Pro tip: Low on time? You can also make sweet potatoes in the microwave. Pierce whole potatoes with a fork several times and cook in the microwave for 8 to 12 minutes, turning once halfway through. Let the potatoes stand for one minute. Serve with butter, margarine, brown sugar, maple syrup, honey or even seasonings like cinnamon, allspice or nutmeg.

What to Make with Sweet Potatoes

One of the best things about sweet potatoes is their versatility. Sweet potato soup, sweet potato casserole, sweet potato pie—these spuds don’t have to be limited to any one meal or course. You can eat ‘em from morning ‘til night given the right recipes.

Arguably one of the most popular times of year to eat sweet potatoes in America is—you guessed it—Thanksgiving. And no Thanksgiving feast is complete without sweet potato casserole.
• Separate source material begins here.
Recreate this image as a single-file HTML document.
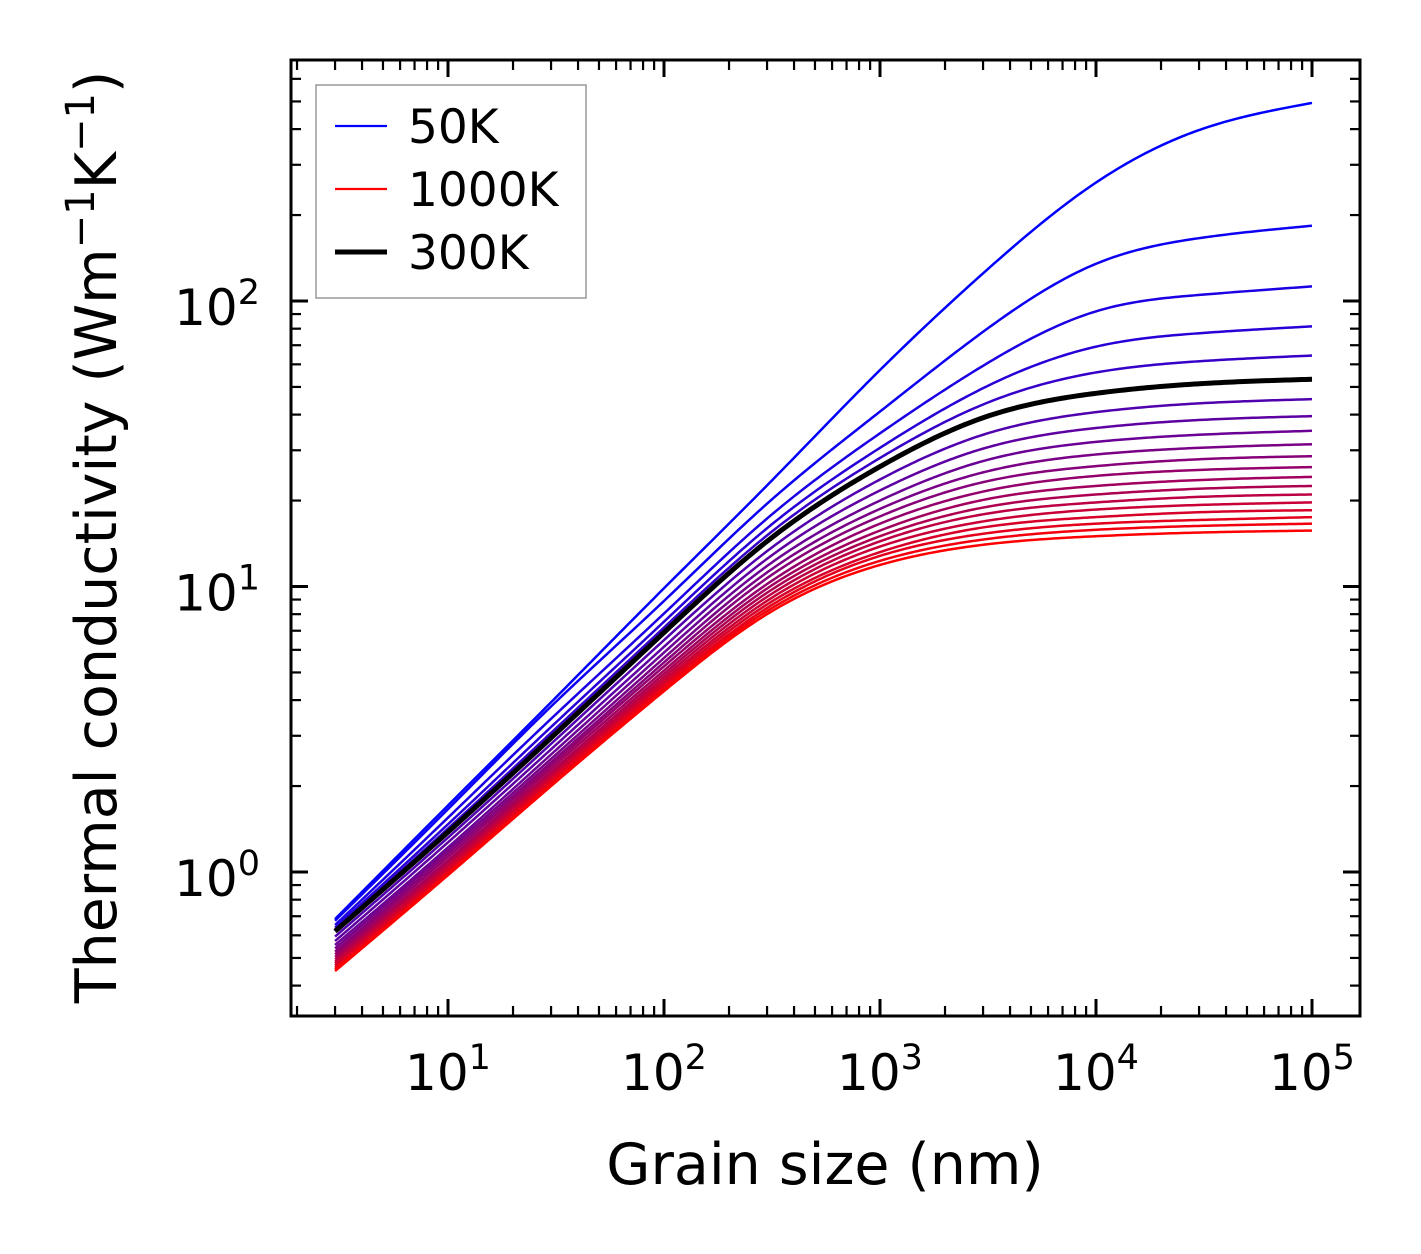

How to Make Sweet Potato Casserole


  • 3 (15 oz) cans of sweet potatoes, drained
  • ¼ cup margarine or butter, melted
  • ¼ cup firmly packed brown sugar
  • ½ teaspoon salt
  • 15 large marshmallows


  • 2-quart glass baking dish

First, heat the oven to 350°F and spray a 2-quart glass baking dish with cooking spray. Place the sweet potatoes in the sprayed baking dish. Pour margarine over the potatoes and then sprinkle with brown sugar and salt. Top with marshmallows.

Sweet potatoes topped with marshmallows

Bake for 25 to 30 minutes or until potatoes are thoroughly heated and marshmallows are lightly browned.

Marshmallow-Topped Sweet Potatoes

Pro tip: If the marshmallows become too brown, cover loosely with foil for the last 10 minutes of baking time.

What to Do with Leftover Sweet Potatoes

Cooked sweet potatoes can be kept in the refrigerator in an airtight container for 3 to 5 days. Mashed sweet potatoes keep fairly well and can be stored in the freezer for up to a year.

If you want to put those leftover mashed sweet potatoes to immediate use, you can make muffins, pie or even stuffed crescents.